Other than grants, are your films mostly financed through private equity?
Todd: Yes, we have access to private equity, both from the US and international sources. It depends on the project, we’re now looking a project that would be a co-production with Argentina.
[With Semper Fi] it was relatively easy to finance, it was from a mixed group of sources. Also this one really lends itself to remake rights, [Jerry] could be played by any number of big Hollywood actors. [The film is sold by The Film Sales Company.]
Is it hard to finance films, especially for hard-hitting topics?
Todd: You have to be attentive to the bottom line, what you allow costs to be, to have your eye on the ball – that’s the reality of making films today. Documentary filmmaking is not about private trailers and caviar.
Jedd: This is a private equity play, you need to treat the film like you would any other thoughtful investment.
Do you always think of the international market even those most of these films are American stories?
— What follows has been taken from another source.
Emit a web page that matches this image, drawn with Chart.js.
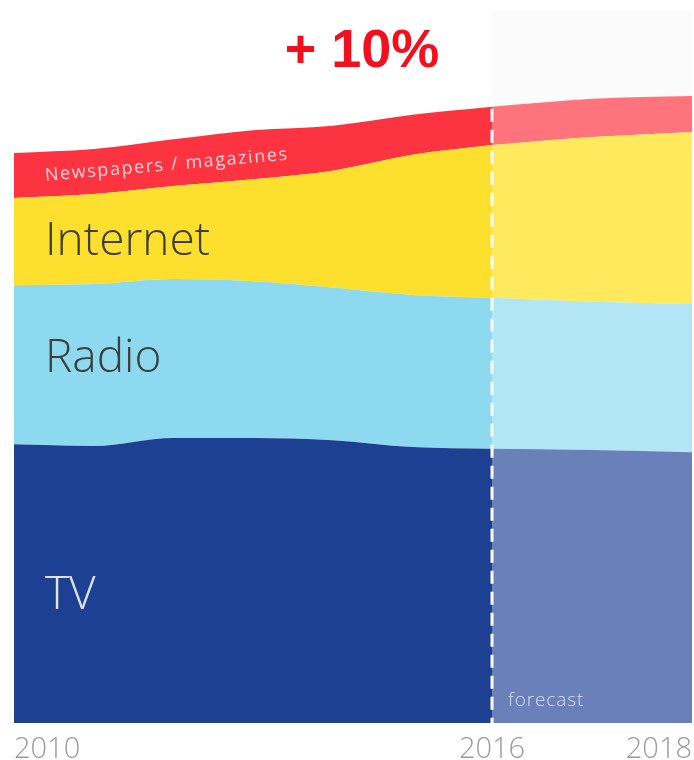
<!DOCTYPE html>
<html>
<head>
<meta charset="utf-8">
<script src="https://cdn.jsdelivr.net/npm/chart.js@4.4.1/dist/chart.umd.min.js"></script>
<style>
  html, body { margin: 0; padding: 0; background: #ffffff; }
  #wrap { width: 694px; height: 760px; position: relative; }
</style>
</head>
<body>
<div id="wrap"><canvas id="c"></canvas></div>
<script>
// ---- data (index: 2010 total = 100) ----
const histYears = [2010, 2011, 2012, 2013, 2014, 2015, 2016];
const fcYears = [2016, 2017, 2018];
const tvHist = [48.9, 48.6, 50.0, 50.0, 49.6, 48.4, 48.1];
const radioHist = [27.9, 28.4, 27.9, 27.5, 26.8, 26.7, 26.5];
const internetHist = [15.3, 15.8, 16.3, 17.9, 20.5, 24.6, 26.8];
const newsHist = [7.9, 7.9, 8.2, 8.6, 7.9, 7.0, 6.7];
const tvFc = [48.1, 47.9, 47.5];
const radioFc = [26.5, 26.0, 26.0];
const internetFc = [26.8, 28.9, 30.2];
const newsFc = [6.7, 6.7, 6.3];
const tickYears = [2010, 2016, 2018];
const seriesNames = ['TV', 'Radio', 'Internet', 'Newspapers / magazines'];
const forecastStart = 2016;
const titleText = '+ 10%';
const forecastText = 'forecast';

// ---- piecewise linear x scale (forecast years are drawn wider) ----
class SplitScale extends Chart.LinearScale {
  _units(v) {
    const b = this.options.breakAt, w = this.options.afterWeight;
    return v <= b ? v - this.min : (b - this.min) + (v - b) * w;
  }
  getPixelForValue(v) {
    const total = this._units(this.max);
    return this.left + this.width * this._units(v) / total;
  }
  getValueForPixel(p) {
    const b = this.options.breakAt, w = this.options.afterWeight;
    const total = this._units(this.max);
    const u = (p - this.left) / this.width * total;
    const ub = b - this.min;
    return u <= ub ? this.min + u : b + (u - ub) / w;
  }
}
SplitScale.id = 'split';
SplitScale.defaults = Chart.LinearScale.defaults;
Chart.register(SplitScale);

const pts = (xs, ys) => xs.map((x, i) => ({ x: x, y: ys[i] }));

const colors = {
  hist: ['#1e4093', '#8cd9f0', '#fde02e', '#fc3341'],
  fc:   ['#6a80b9', '#b2e6f6', '#ffe95c', '#ff737d']
};

function mkDs(label, xs, ys, color, stack, fill) {
  return {
    label: label, data: pts(xs, ys), backgroundColor: color, borderColor: color,
    borderWidth: 0, pointRadius: 0, fill: fill, stack: stack,
    cubicInterpolationMode: 'monotone'
  };
}

const datasets = [
  mkDs(seriesNames[0], histYears, tvHist, colors.hist[0], 'hist', 'origin'),
  mkDs(seriesNames[1], histYears, radioHist, colors.hist[1], 'hist', '-1'),
  mkDs(seriesNames[2], histYears, internetHist, colors.hist[2], 'hist', '-1'),
  mkDs(seriesNames[3], histYears, newsHist, colors.hist[3], 'hist', '-1'),
  mkDs(seriesNames[0], fcYears, tvFc, colors.fc[0], 'fc', 'origin'),
  mkDs(seriesNames[1], fcYears, radioFc, colors.fc[1], 'fc', '-1'),
  mkDs(seriesNames[2], fcYears, internetFc, colors.fc[2], 'fc', '-1'),
  mkDs(seriesNames[3], fcYears, newsFc, colors.fc[3], 'fc', '-1')
];

const decor = {
  id: 'decor',
  beforeDraw(chart) {
    const { ctx, chartArea, scales } = chart;
    const x0 = scales.x.getPixelForValue(forecastStart);
    ctx.save();
    ctx.fillStyle = '#fbfbfc';
    ctx.fillRect(x0, 10, chartArea.right - x0, chartArea.bottom - 10);
    ctx.restore();
  },
  afterDatasetsDraw(chart) {
    const { ctx, chartArea, scales } = chart;
    const xs = scales.x, ys = scales.y;
    const i16 = histYears.indexOf(forecastStart);
    const top16 = tvHist[i16] + radioHist[i16] + internetHist[i16] + newsHist[i16];
    const xb = xs.getPixelForValue(forecastStart);
    ctx.save();
    // dashed forecast divider
    ctx.strokeStyle = '#ffffff';
    ctx.lineWidth = 3;
    ctx.setLineDash([13, 8]);
    ctx.beginPath();
    ctx.moveTo(xb, ys.getPixelForValue(top16) + 2);
    ctx.lineTo(xb, chartArea.bottom);
    ctx.stroke();
    ctx.setLineDash([]);

    // series labels at the 2010 edge
    const lx = xs.getPixelForValue(histYears[0]) + 31;
    const c1 = tvHist[0], c2 = c1 + radioHist[0], c3 = c2 + internetHist[0], c4 = c3 + newsHist[0];
    ctx.textAlign = 'left';
    ctx.textBaseline = 'middle';
    ctx.font = '300 46px "Open Sans", Lato, sans-serif';
    ctx.fillStyle = '#3e3e3a';
    ctx.fillText(seriesNames[2], lx, ys.getPixelForValue((c2 + c3) / 2));
    ctx.fillText(seriesNames[1], lx, ys.getPixelForValue((c1 + c2) / 2) - 6);
    ctx.fillStyle = '#dfe4f1';
    ctx.fillText(seriesNames[0], lx, ys.getPixelForValue(c1 / 2) + 12);

    // newspapers label rotated along band
    const j = 3;
    const cj = tvHist[j] + radioHist[j] + internetHist[j];
    const xA = xs.getPixelForValue(histYears[0]), yA = ys.getPixelForValue((c3 + c4) / 2);
    const xB = xs.getPixelForValue(histYears[j]), yB = ys.getPixelForValue(cj + newsHist[j] / 2);
    const ang = Math.atan2(yB - yA, xB - xA);
    ctx.save();
    ctx.translate(lx, yA + (lx - xA) * Math.tan(ang) + 3);
    ctx.rotate(ang);
    ctx.font = '400 18px "Open Sans", Lato, sans-serif';
    try { ctx.letterSpacing = '1.6px'; } catch (e) {}
    ctx.fillStyle = '#ffd3d7';
    ctx.fillText(seriesNames[3], 0, 0);
    ctx.restore();

    // forecast note
    ctx.save();
    ctx.font = '300 19px "Open Sans", Lato, sans-serif';
    try { ctx.letterSpacing = '0.9px'; } catch (e) {}
    ctx.fillStyle = '#d8dfee';
    ctx.textAlign = 'left';
    ctx.textBaseline = 'alphabetic';
    ctx.fillText(forecastText, xb + 16, chartArea.bottom - 17);
    ctx.restore();

    // headline
    ctx.font = 'bold 54px "Liberation Sans", Arial, sans-serif';
    ctx.fillStyle = '#f2101e';
    ctx.textAlign = 'center';
    ctx.textBaseline = 'alphabetic';
    ctx.fillText(titleText, (chartArea.left + chartArea.right) / 2 + 9, 67);
    ctx.restore();
  }
};

new Chart(document.getElementById('c'), {
  type: 'line',
  data: { datasets: datasets },
  options: {
    responsive: true,
    maintainAspectRatio: false,
    animation: false,
    layout: { padding: { left: 14, right: 2, top: 39, bottom: 2 } },
    plugins: { legend: { display: false }, tooltip: { enabled: false }, title: { display: false } },
    scales: {
      x: {
        type: 'split',
        breakAt: forecastStart,
        afterWeight: 1.255,
        min: 2010, max: 2018,
        grid: { display: false, drawTicks: false },
        border: { display: false },
        afterBuildTicks: (s) => { s.ticks = tickYears.map(v => ({ value: v })); },
        afterFit: (s) => { s.height = 35; s.paddingLeft = 0; s.paddingRight = 0; },
        ticks: {
          align: 'inner',
          padding: 12,
          maxRotation: 0,
          autoSkip: false,
          color: '#9b9b9b',
          font: { family: '"Open Sans", Lato, sans-serif', size: 29, weight: '300', lineHeight: 1 },
          callback: (v) => String(v)
        }
      },
      y: {
        stacked: true,
        display: false,
        min: 0, max: 120
      }
    }
  },
  plugins: [decor]
});
</script>
</body>
</html>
Todd: We pick the film based on the topic. There is always that concern that you want to sell that film but the first thing that we go for is the story, and hopefully that will appeal to a wide audience. Look how well Client 9 did abroad. It’s like a Greek tragedy, that’s not just US politics.
Jedd: At the forefront of our mind always is distribution, we don’t want to make a film just for the sake of making a film. The topics that we do choose have an importance to them. Securing distribution for the films is critical. We want to get it out there and build a campaign around it.
Are you hopeful about new models for documentary distribution?
Todd: In certain cases, the VOD model is an amazing model, especially for documentaries. For a limited P&A you can access a large market and reap more rewards. And there is also the educational market which can expand the shelf life for films. The old model of spending a lot on P&A and hoping to make it back with theatrical, that can still work for some films but this is a day and age when you have to be creative.
Do you ever want to work in fiction?
Jedd: Effecting social change is really at the core of what we do and what we believe in. There really is no medium better to achieve that than documentary filmmaking. Some topics, however, are better served treated by fiction.
Todd: We have two features that we’re working on. The first one is about an American woman who was a member of the German resistance in World War II, who died in Germany. It’s a true story, we have the rights to her biography and have been working on the screenplay for a while. It’s a very powerful story of this American heroine, it’s a great role for an actress. Her story has not been told. We started looking at it as a documentary, but then thought, ‘We can do a feature with this.’ We’re going to go out with that soon.